Accordingly, it is not valid to say that speakers of Maricopa lack the lexeme "and". Rather, it is speakers of, for example, English who would experience the lack.

===Word order===
The basic word order for transitive sentences is subject–object–verb. Intransitive sentences are subject-verb. Ditransitive sentences are subject-dative-object-verb.

Possessive words precede nouns. There are inalienable nouns such as clothing items, which must bear possessive markers.

Determiners are expressed as suffixes or independent words following the noun.

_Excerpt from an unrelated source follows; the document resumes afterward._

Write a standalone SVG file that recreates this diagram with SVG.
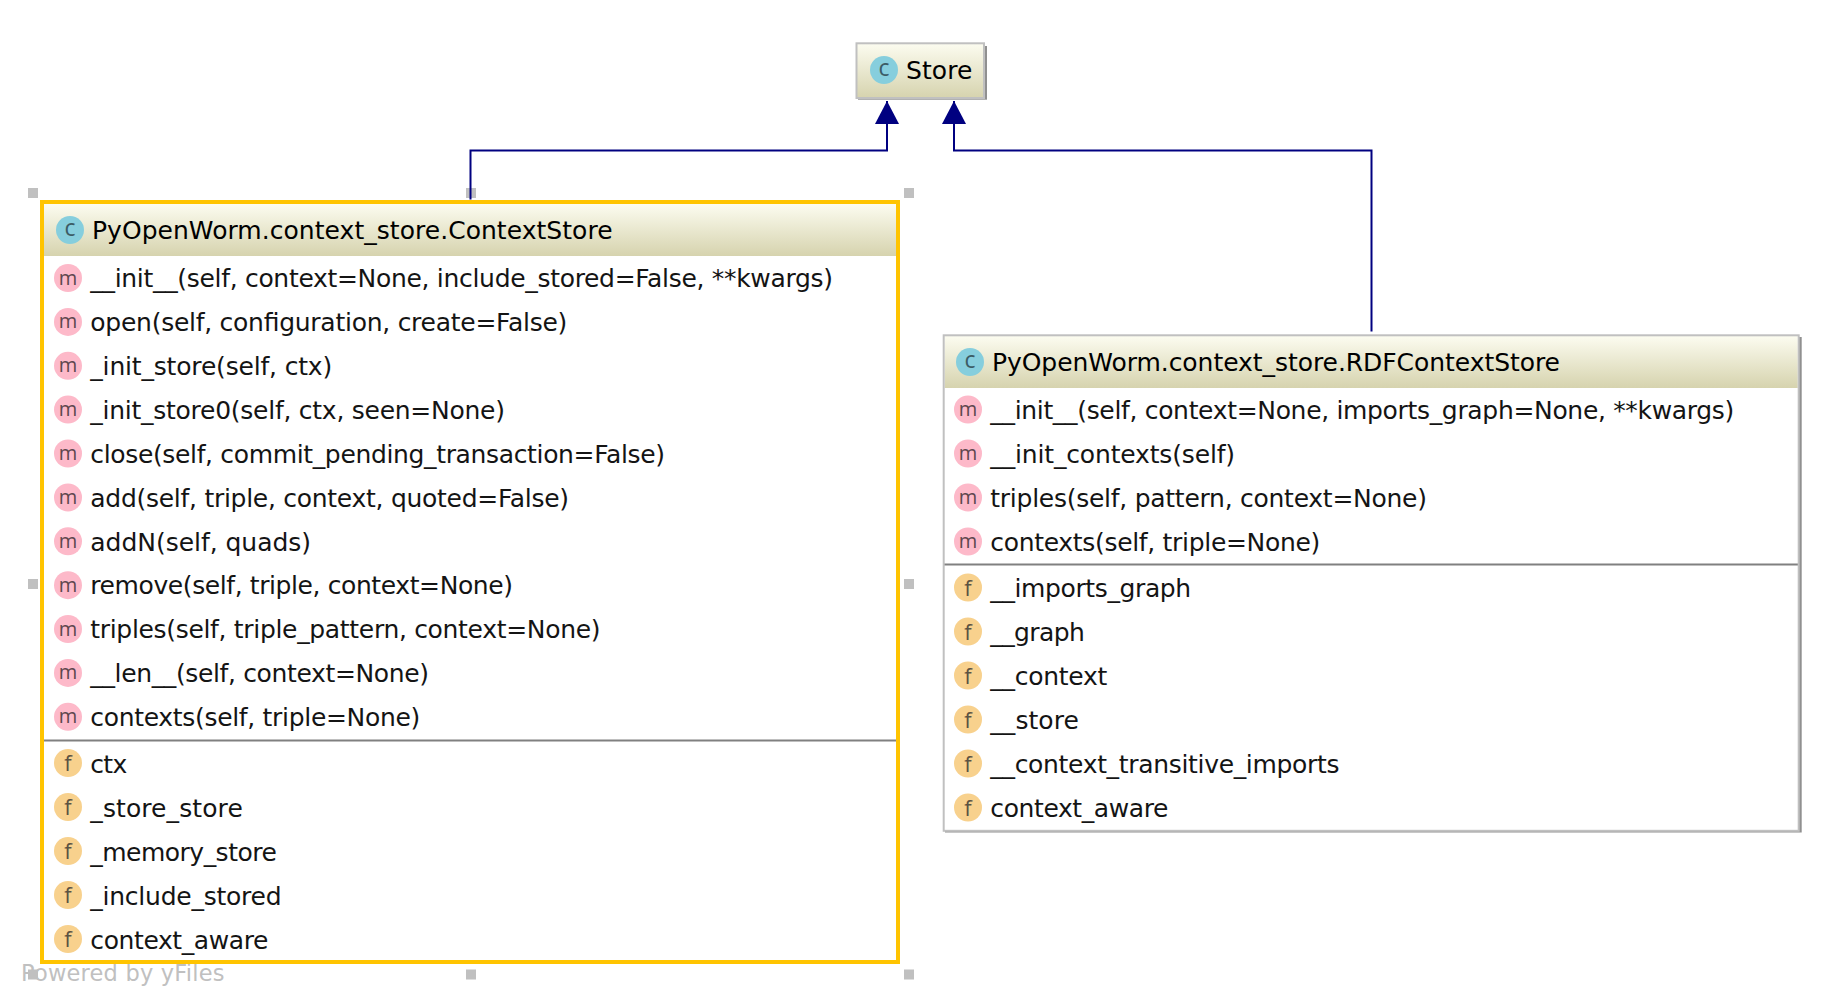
<svg xmlns="http://www.w3.org/2000/svg" width="1842" height="1006" viewBox="0 0 1842 1006">
<style>
text{font-family:"DejaVu Sans","Liberation Sans",sans-serif;fill:#141414}
.t{font-size:25px}
.h{font-size:25px;fill:#000}
.ic{font-size:20px;text-anchor:middle;font-family:"Open Sans","DejaVu Sans",sans-serif}
.cl{font-size:23px;fill:#3c5c66}.ml{fill:#5e474e}.fl{font-size:22px;fill:#5c5242}
.cc{fill:#86cedd}.mc{fill:#fdb9c9}.fc{fill:#f8d18d}
.hd{fill:#c0c0c0}
.wm{font-size:22.5px;fill:#c0c0c0}
.edge{fill:none;stroke:#000080;stroke-width:2}
.sh{fill:#909090}
.bd{fill:none;stroke:#c0c0c0;stroke-width:2}
.dv{fill:#808080}
</style>
<defs>
<linearGradient id="hg" x1="0" y1="0" x2="0" y2="1"><stop offset="0" stop-color="#fcfcf0"/><stop offset="1" stop-color="#d6d3ae"/></linearGradient>
<marker id="tri" markerUnits="userSpaceOnUse" markerWidth="24" markerHeight="24" refX="23" refY="12" orient="auto"><path d="M0 0L23 12L0 24z" fill="#000080"/></marker>
</defs>
<rect width="1842" height="1006" fill="#fff"/>
<g id="handles">
<rect class="hd" x="28" y="188" width="10" height="10"/><rect class="hd" x="466" y="188" width="10" height="10"/><rect class="hd" x="904" y="188" width="10" height="10"/>
<rect class="hd" x="28" y="579" width="10" height="10"/><rect class="hd" x="904" y="579" width="10" height="10"/>
<rect class="hd" x="466" y="969.5" width="10" height="10"/><rect class="hd" x="904" y="969.5" width="10" height="10"/>
</g>
<text class="wm" x="21" y="980.5" textLength="203.5">Powered by yFiles</text>
<rect class="hd" x="28" y="969.5" width="10" height="10"/>
<g id="connectors">
<path class="edge" d="M470.5 199.5V150.5H887V101" marker-end="url(#tri)"/>
<path class="edge" d="M1371.5 331.5V150.5H954V101" marker-end="url(#tri)"/>
</g>
<g id="store">
<rect class="sh" x="858" y="46" width="129" height="53.7"/>
<rect x="856.5" y="43.3" width="127.5" height="54.7" fill="url(#hg)"/>
<rect class="bd" x="856.5" y="43.3" width="127.5" height="54.7"/>
<circle class="cc" cx="884" cy="70" r="14"/><text class="ic cl" x="884" y="75.5">c</text>
<text class="h" x="906" y="79" textLength="66.4">Store</text>
</g>
<g id="context-store">
<rect x="42" y="202" width="856" height="760" fill="#fff"/>
<rect x="44" y="204" width="852" height="52" fill="url(#hg)"/>
<rect class="dv" x="44" y="739.5" width="852" height="2"/>
<rect x="42" y="202" width="856" height="760" fill="none" stroke="#ffc400" stroke-width="4"/>
<circle class="cc" cx="70" cy="230" r="14"/><text class="ic cl" x="70" y="235.5">c</text>
<text class="h" x="92" y="239" textLength="520.6">PyOpenWorm.context_store.ContextStore</text>
<circle class="mc" cx="68" cy="278" r="14"/><text class="ic ml" x="68" y="284.5">m</text><text class="t" x="90.3" y="287.2" textLength="742.7">__init__(self, context=None, include_stored=False, **kwargs)</text>
<circle class="mc" cx="68" cy="321.9" r="14"/><text class="ic ml" x="68" y="328.4">m</text><text class="t" x="90.3" y="331.1" textLength="477">open(self, configuration, create=False)</text>
<circle class="mc" cx="68" cy="365.8" r="14"/><text class="ic ml" x="68" y="372.3">m</text><text class="t" x="90.3" y="375" textLength="241.9">_init_store(self, ctx)</text>
<circle class="mc" cx="68" cy="409.6" r="14"/><text class="ic ml" x="68" y="416.1">m</text><text class="t" x="90.3" y="418.8" textLength="414.7">_init_store0(self, ctx, seen=None)</text>
<circle class="mc" cx="68" cy="453.5" r="14"/><text class="ic ml" x="68" y="460">m</text><text class="t" x="90.3" y="462.7" textLength="574.7">close(self, commit_pending_transaction=False)</text>
<circle class="mc" cx="68" cy="497.4" r="14"/><text class="ic ml" x="68" y="503.9">m</text><text class="t" x="90.3" y="506.6" textLength="478.8">add(self, triple, context, quoted=False)</text>
<circle class="mc" cx="68" cy="541.3" r="14"/><text class="ic ml" x="68" y="547.8">m</text><text class="t" x="90.3" y="550.5" textLength="220.7">addN(self, quads)</text>
<circle class="mc" cx="68" cy="585.2" r="14"/><text class="ic ml" x="68" y="591.7">m</text><text class="t" x="90.3" y="594.4" textLength="422.7">remove(self, triple, context=None)</text>
<circle class="mc" cx="68" cy="629" r="14"/><text class="ic ml" x="68" y="635.5">m</text><text class="t" x="90.3" y="638.2" textLength="510.2">triples(self, triple_pattern, context=None)</text>
<circle class="mc" cx="68" cy="672.9" r="14"/><text class="ic ml" x="68" y="679.4">m</text><text class="t" x="90.3" y="682.1" textLength="338.7">__len__(self, context=None)</text>
<circle class="mc" cx="68" cy="716.8" r="14"/><text class="ic ml" x="68" y="723.3">m</text><text class="t" x="90.3" y="726" textLength="330">contexts(self, triple=None)</text>
<circle class="fc" cx="68" cy="763" r="14"/><text class="ic fl" x="68" y="771">f</text><text class="t" x="90.3" y="772.5" textLength="36.9">ctx</text>
<circle class="fc" cx="68" cy="807" r="14"/><text class="ic fl" x="68" y="815">f</text><text class="t" x="90.3" y="816.5" textLength="152.5">_store_store</text>
<circle class="fc" cx="68" cy="851" r="14"/><text class="ic fl" x="68" y="859">f</text><text class="t" x="90.3" y="860.5" textLength="186.5">_memory_store</text>
<circle class="fc" cx="68" cy="895" r="14"/><text class="ic fl" x="68" y="903">f</text><text class="t" x="90.3" y="904.5" textLength="191.2">_include_stored</text>
<circle class="fc" cx="68" cy="939" r="14"/><text class="ic fl" x="68" y="947">f</text><text class="t" x="90.3" y="948.5" textLength="178.2">context_aware</text>
</g>
<g id="rdf-context-store">
<rect class="sh" x="945" y="337" width="856.7" height="495.5"/>
<rect x="943.7" y="335.3" width="855" height="495.5" fill="#fff"/>
<rect x="944.7" y="336" width="853" height="52" fill="url(#hg)"/>
<rect class="dv" x="944" y="563.5" width="854" height="2"/>
<rect class="bd" x="943.7" y="335.3" width="855" height="495.5"/>
<circle class="cc" cx="970" cy="362" r="14"/><text class="ic cl" x="970" y="367.5">c</text>
<text class="h" x="992" y="371" textLength="568">PyOpenWorm.context_store.RDFContextStore</text>
<circle class="mc" cx="968" cy="409.5" r="14"/><text class="ic ml" x="968" y="416">m</text><text class="t" x="990.3" y="418.7" textLength="744">__init__(self, context=None, imports_graph=None, **kwargs)</text>
<circle class="mc" cx="968" cy="453.5" r="14"/><text class="ic ml" x="968" y="460">m</text><text class="t" x="990.3" y="462.7" textLength="244.8">__init_contexts(self)</text>
<circle class="mc" cx="968" cy="497.5" r="14"/><text class="ic ml" x="968" y="504">m</text><text class="t" x="990.3" y="506.7" textLength="436.7">triples(self, pattern, context=None)</text>
<circle class="mc" cx="968" cy="541.5" r="14"/><text class="ic ml" x="968" y="548">m</text><text class="t" x="990.3" y="550.7" textLength="330">contexts(self, triple=None)</text>
<circle class="fc" cx="968" cy="587.5" r="14"/><text class="ic fl" x="968" y="595.5">f</text><text class="t" x="990.3" y="597" textLength="200.9">__imports_graph</text>
<circle class="fc" cx="968" cy="631.5" r="14"/><text class="ic fl" x="968" y="639.5">f</text><text class="t" x="990.3" y="641" textLength="94.5">__graph</text>
<circle class="fc" cx="968" cy="675.5" r="14"/><text class="ic fl" x="968" y="683.5">f</text><text class="t" x="990.3" y="685" textLength="116.9">__context</text>
<circle class="fc" cx="968" cy="719.5" r="14"/><text class="ic fl" x="968" y="727.5">f</text><text class="t" x="990.3" y="729" textLength="88.5">__store</text>
<circle class="fc" cx="968" cy="763.5" r="14"/><text class="ic fl" x="968" y="771.5">f</text><text class="t" x="990.3" y="773" textLength="349.2">__context_transitive_imports</text>
<circle class="fc" cx="968" cy="807.5" r="14"/><text class="ic fl" x="968" y="815.5">f</text><text class="t" x="990.3" y="817" textLength="178.2">context_aware</text>
</g>
</svg>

===No independent adjective category===
The language has no independent adjective category: "Intransitive verbs in their unmarked forms (with no nominalizing morphemes) can be used as attributive adjectives with an NP." Furthermore, it appears that there is no difference between the attributive and the predicative form of adjectival forms.

===Yes/no questions===
Questions are marked by "rising intonation and by the structure of the verb" For most verbs, the question suffix is -m or a zero morpheme.

If a zero morpheme is used to mark the question and the root of the verb is consonant-final, an epenthetic -ii is added.

To form a question in the second person ("you"), some verbs can have a -k or -m for questions.